SINGAPORE - The highly contagious Omicron variant could completely replace the Delta variant in the next two months as the dominant Covid-19 strain in Singapore, infectious diseases expert Dale Fisher said on Tuesday (Jan 4).
Even as the country recorded 438 new Omicron cases on Tuesday, with the weekly infection growth rate going above one for the first time since Nov 12, he said that the number to focus on is that of serious cases rather than overall infection figures.
If too many people come down with severe illness, demand for hospital and intensive care unit beds will shoot up, and the healthcare system will risk being overwhelmed.
"If the predictions are correct, we can expect high numbers with a mild disease, but we can't be sure of this yet," said Professor Fisher, a senior consultant at the National University Hospital's infectious diseases division.
"Singapore needs to retain its balancing act of keeping the country safe while not stifling travel, social activities and economic activity unnecessarily. It is a constant challenge when there are unknowns appearing regularly."
The weekly infection growth rate refers to the ratio of community cases for the past week over the week before. A weekly infection growth rate that is more than one indicates that the number of new Covid-19 cases is increasing.
On Monday, Health Minister Ong Ye Kung said in an update on Singapore's Covid-19 situation that Omicron cases now account for 17 per cent of all infections here, and warned that an Omicron wave is "imminent".

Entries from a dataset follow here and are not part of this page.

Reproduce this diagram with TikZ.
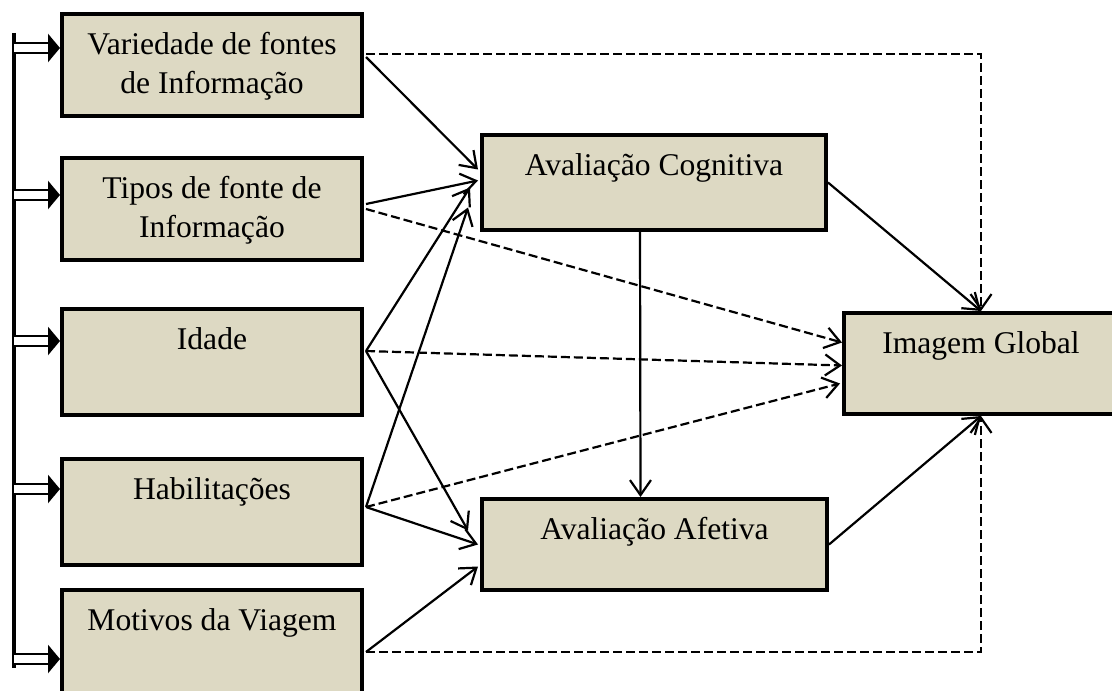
\documentclass[tikz,border=0pt]{standalone}
\usepackage{fontspec}
\setmainfont{Liberation Serif}
\usetikzlibrary{arrows.meta, calc}
\definecolor{boxfill}{RGB}{221,217,195}

\begin{document}
\begin{tikzpicture}[x=0.5pt, y=-0.5pt,
	box/.style={draw, fill=boxfill, line width=2pt, anchor=north west, inner sep=0pt},
	boxtext/.style={anchor=north, inner sep=0pt, align=center, font=\fontsize{15.8}{19.5}\selectfont},
	arr/.style={line width=1.1pt, -{Straight Barb[length=7.5pt, width=10.5pt]}},
	dasharr/.style={arr, dash pattern=on 4.5pt off 2pt},
	dblarrow/.style={double, line width=1.4pt, double distance=3.6pt, -{Triangle[length=6pt, width=14pt]}}
	]
		\useasboundingbox (0,0) rectangle (1112,690);
		\node [box, minimum width=150pt, minimum height=51pt] (vari) at (60,12) {};
		\node [box, minimum width=150pt, minimum height=51pt] (tipos) at (60,156) {};
		\node [box, minimum width=150pt, minimum height=53pt] (idade) at (60,307) {};
		\node [box, minimum width=150pt, minimum height=53pt] (habil) at (60,457) {};
		\node [box, minimum width=150pt, minimum height=53pt] (motiv) at (60,588) {};
		\node [box, minimum width=172pt, minimum height=47.5pt] (cog) at (480,133) {};
		\node [box, minimum width=172.5pt, minimum height=45.5pt] (afet) at (480,497) {};
		\node [box, minimum width=137pt, minimum height=50.5pt] (imag) at (842,311) {};
		\node [boxtext] (varitext) at ([yshift=-10pt]vari.north) {Variedade de fontes\\de Informação};
		\node [boxtext] (tipostext) at ([yshift=-10pt]tipos.north) {Tipos de fonte de\\Informação};
		\node [boxtext] (idadetext) at ([yshift=-10pt]idade.north) {Idade};
		\node [boxtext] (habiltext) at ([yshift=-10pt]habil.north) {Habilitações};
		\node [boxtext] (motivtext) at ([yshift=-10pt]motiv.north) {Motivos da Viagem};
		\node [boxtext] (cogtext) at ([yshift=-10pt]cog.north) {Avaliação Cognitiva};
		\node [boxtext] (afettext) at ([yshift=-10pt]afet.north) {Avaliação Afetiva};
		\node [boxtext] (imagtext) at ([yshift=-10pt]imag.north) {Imagem Global};

		\coordinate (bartop) at (14,33);
		\coordinate (barbot) at (14,668);
		\draw [line width=2pt] (bartop) -- (barbot);
		\coordinate (variin) at ($(vari.west)+(0,-17)$);
		\coordinate (tiposin) at ($(tipos.west)+(0,-14)$);
		\coordinate (idadein) at ($(idade.west)+(0,-21)$);
		\coordinate (habilin) at ($(habil.west)+(0,-23)$);
		\coordinate (motivin) at ($(motiv.west)+(0,16)$);
		\draw [dblarrow] (bartop |- variin) -- (variin);
		\draw [dblarrow] (bartop |- tiposin) -- (tiposin);
		\draw [dblarrow] (bartop |- idadein) -- (idadein);
		\draw [dblarrow] (bartop |- habilin) -- (habilin);
		\draw [dblarrow] (bartop |- motivin) -- (motivin);

		\draw [arr] ($(vari.east)+(2,-8)$) -- ($(cog.west)+(-2,-13)$);
		\draw [arr] ($(tipos.east)+(2,-5)$) -- ($(cog.west)+(-2,-2)$);
		\draw [arr] ($(idade.east)+(2,-11)$) -- ($(cog.west)+(-10,5)$);
		\draw [arr] ($(habil.east)+(2,-5)$) -- ($(cog.west)+(-12,25)$);
		\draw [arr] ($(idade.east)+(2,-11)$) -- ($(afet.west)+(-12,-14)$);
		\draw [arr] ($(habil.east)+(2,-5)$) -- ($(afet.west)+(-2,0)$);
		\draw [arr] ($(motiv.east)+(2,9)$) -- ($(afet.west)+(-2,22)$);
		\draw [arr] ($(cog.south)+(-14,0)$) -- ($(afet.north)+(-14,0)$);
		\draw [arr] (cog.east) -- (imag.north);
		\draw [arr] (afet.east) -- (imag.south);

		\draw [dasharr] ($(vari.east)+(2,-11)$) -| (imag.north);
		\draw [dasharr] ($(tipos.east)+(2,0)$) -- ($(imag.west)+(0,-21)$);
		\draw [dasharr] ($(idade.east)+(2,-11)$) -- ($(imag.west)+(0,2)$);
		\draw [dasharr] ($(habil.east)+(2,-5)$) -- ($(imag.west)+(-2,20)$);
		\draw [dasharr] ($(motiv.east)+(2,9)$) -| (imag.south);
\end{tikzpicture}
\end{document}
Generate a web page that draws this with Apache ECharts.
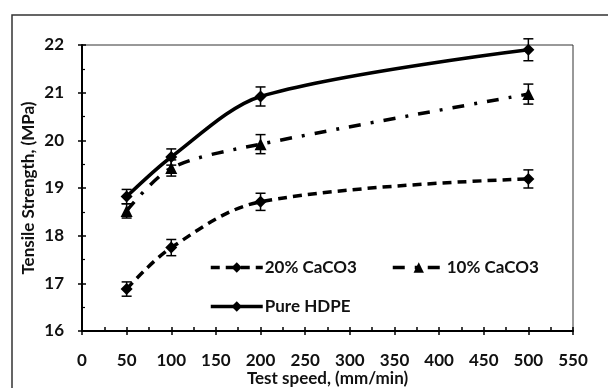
<!DOCTYPE html>
<html>
<head>
<meta charset="utf-8">
<script src="https://cdn.jsdelivr.net/npm/echarts@6/dist/echarts.min.js"></script>
<style>
  html, body { margin: 0; padding: 0; background: #fff; }
  #chart { width: 608px; height: 388px; }
</style>
</head>
<body>
<div id="chart"></div>
<script>
// test speeds (mm/min)
const speeds = [50, 100, 200, 500]
const xTicks = ['0', '50', '100', '150', '200', '250', '300', '350', '400', '450', '500', '550']

// tensile strength (MPa)
const pureHDPE = [18.82, 19.65, 20.92, 21.9]
const caco3_10 = [18.52, 19.42, 19.92, 20.97]
const caco3_20 = [16.88, 17.75, 18.71, 19.19]

// error bars (+/-)
const errPure = [0.15, 0.17, 0.2, 0.23]
const err10 = [0.15, 0.17, 0.2, 0.21]
const err20 = [0.15, 0.17, 0.18, 0.19]

const FONT = 'Lato'
const chart = echarts.init(document.getElementById('chart'))

function pts(ys) {
  return speeds.map((x, i) => [x, ys[i]])
}
function errPts(ys, errs) {
  return speeds.map((x, i) => [x, ys[i], errs[i]])
}

// error bar renderer
function renderErr(params, api) {
  const x = api.value(0)
  const y = api.value(1)
  const e = api.value(2)
  const top = api.coord([x, y + e])
  const bot = api.coord([x, y - e])
  const cap = 5
  const style = { stroke: '#000', lineWidth: 1.5 }
  return {
    type: 'group',
    children: [
      { type: 'line', shape: { x1: top[0], y1: top[1], x2: bot[0], y2: bot[1] }, style },
      { type: 'line', shape: { x1: top[0] - cap, y1: top[1], x2: top[0] + cap, y2: top[1] }, style },
      { type: 'line', shape: { x1: bot[0] - cap, y1: bot[1], x2: bot[0] + cap, y2: bot[1] }, style }
    ]
  }
}

const axisText = { color: '#111', fontFamily: FONT, fontWeight: 'bold', fontSize: 17 }
const legendText = { color: '#111', fontFamily: FONT, fontWeight: 'bold', fontSize: 17, padding: [0, 0, 0, -3] }

function legendAt(name, left, top) {
  return {
    data: [name], left, top,
    itemWidth: 52, itemHeight: 13,
    lineStyle: { width: 3.5 },
    textStyle: legendText
  }
}

const option = {
  animation: false,
  backgroundColor: '#fff',
  graphic: [
    {
      type: 'rect',
      shape: { x: 12, y: 15, width: 620, height: 400 },
      style: { fill: 'none', stroke: '#333', lineWidth: 1.5 },
      silent: true
    }
  ],
  grid: {
    left: 82, right: 35, top: 45, bottom: 57,
    outerBoundsMode: 'none', containLabel: false,
    show: true, borderColor: '#333', borderWidth: 1
  },
  legend: [
    legendAt('20% CaCO3', 204, 254),
    legendAt('10% CaCO3', 386, 254),
    legendAt('Pure HDPE', 204, 293)
  ],
  xAxis: [
    {
      type: 'value', min: 0, max: 550, interval: 50,
      name: 'Test speed, (mm/min)', nameLocation: 'middle', nameGap: 39,
      nameMoveOverlap: false,
      nameTextStyle: axisText,
      axisLine: { lineStyle: { color: '#000', width: 2 } },
      axisTick: { inside: true, length: 4, lineStyle: { color: '#000', width: 1.5 } },
      minorTick: { show: true, splitNumber: 2, length: 4, lineStyle: { color: '#000', width: 1.5 } },
      axisLabel: Object.assign({ margin: 21, formatter: (v) => xTicks[v / 50] }, axisText),
      splitLine: { show: false }
    },
    {
      type: 'value', min: 0, max: 550, interval: 50, position: 'bottom',
      axisLine: { show: false },
      axisTick: { inside: false, length: 4, lineStyle: { color: '#000', width: 1.5 } },
      axisLabel: { show: false },
      splitLine: { show: false }
    }
  ],
  yAxis: [
    {
      type: 'value', min: 16, max: 22, interval: 1,
      name: 'Tensile Strength, (MPa)', nameLocation: 'middle', nameGap: 45,
      nameMoveOverlap: false,
      nameTextStyle: axisText,
      axisLine: { lineStyle: { color: '#000', width: 2 } },
      axisTick: { inside: true, length: 4, lineStyle: { color: '#000', width: 1.5 } },
      minorTick: { show: true, splitNumber: 2, length: 3, lineStyle: { color: '#000', width: 1.2 } },
      axisLabel: Object.assign({ margin: 18 }, axisText),
      splitLine: { show: false }
    },
    {
      type: 'value', min: 16, max: 22, interval: 1, position: 'left',
      axisLine: { show: false },
      axisTick: { inside: false, length: 4, lineStyle: { color: '#000', width: 1.5 } },
      axisLabel: { show: false },
      splitLine: { show: false }
    }
  ],
  series: [
    {
      name: '20% CaCO3', type: 'line', data: pts(caco3_20),
      smooth: 0.35, symbol: 'diamond', symbolSize: 12,
      itemStyle: { color: '#000' },
      lineStyle: { color: '#000', width: 3.5, type: [9, 6] }
    },
    {
      name: '10% CaCO3', type: 'line', data: pts(caco3_10),
      smooth: 0.3, symbol: 'triangle', symbolSize: 12,
      itemStyle: { color: '#000' },
      lineStyle: { color: '#000', width: 3.5, type: [12, 10, 3, 10] }
    },
    {
      name: 'Pure HDPE', type: 'line', data: pts(pureHDPE),
      smooth: 0.3, symbol: 'diamond', symbolSize: 12,
      itemStyle: { color: '#000' },
      lineStyle: { color: '#000', width: 3.5 }
    },
    { type: 'custom', renderItem: renderErr, data: errPts(caco3_20, err20), z: 3 },
    { type: 'custom', renderItem: renderErr, data: errPts(caco3_10, err10), z: 3 },
    { type: 'custom', renderItem: renderErr, data: errPts(pureHDPE, errPure), z: 3 }
  ]
}

chart.setOption(option)
</script>
</body>
</html>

The country saw its first local case almost a month ago, when a staff member at Changi Airport tested positive for the variant.
On Dec 21, it reported its first cluster, which was linked to a gym in Bukit Timah.
This level of transmission is not surprising, given how quickly Omicron has replaced other variants around the world, observed Associate Professor Hsu Li Yang, an infectious diseases expert at the National University of Singapore's Saw Swee Hock School of Public Health.
He added that Singapore is likely to report a sharp rise in cases over the next few weeks, although the relatively low Omicron-linked hospitalisation and death rates in countries with a similar demographic profile have been reassuring.
Early studies have suggested the new variant is more likely to cause reinfections than other strains.
It is also believed to be more transmissible, although it is associated with milder illness.
"The biggest concern for Singapore is that the Omicron variant will introduce another round of infections, even for people who were previously infected with Delta," noted Professor Teo Yik Ying, dean of the Saw Swee Hock School of Public Health.
Even though most of the Omicron infections are likely to be mild, some of those infected will still require hospital care, he said.
But the good news is that Singapore's Covid-19 restrictions - including its mask mandate and rules on social gatherings - will slow the spread of Omicron here, he added.
The country reported 842 new cases as at noon on Tuesday.
Of these, 438 were of the Omicron variant, with 91 local cases and the rest imported.
However, rising Omicron numbers do not mean people should let their guard down over the Delta variant, which will still be a concern in the coming months, said Associate Professor Ashley St John of Duke-NUS Medical School's emerging infectious diseases programme.
"Delta causes severe disease, so we need to not underestimate the potential severity of new cases, particularly in the unvaccinated or immune-compromised, given the high proportion of Delta cases in our community right now," she said.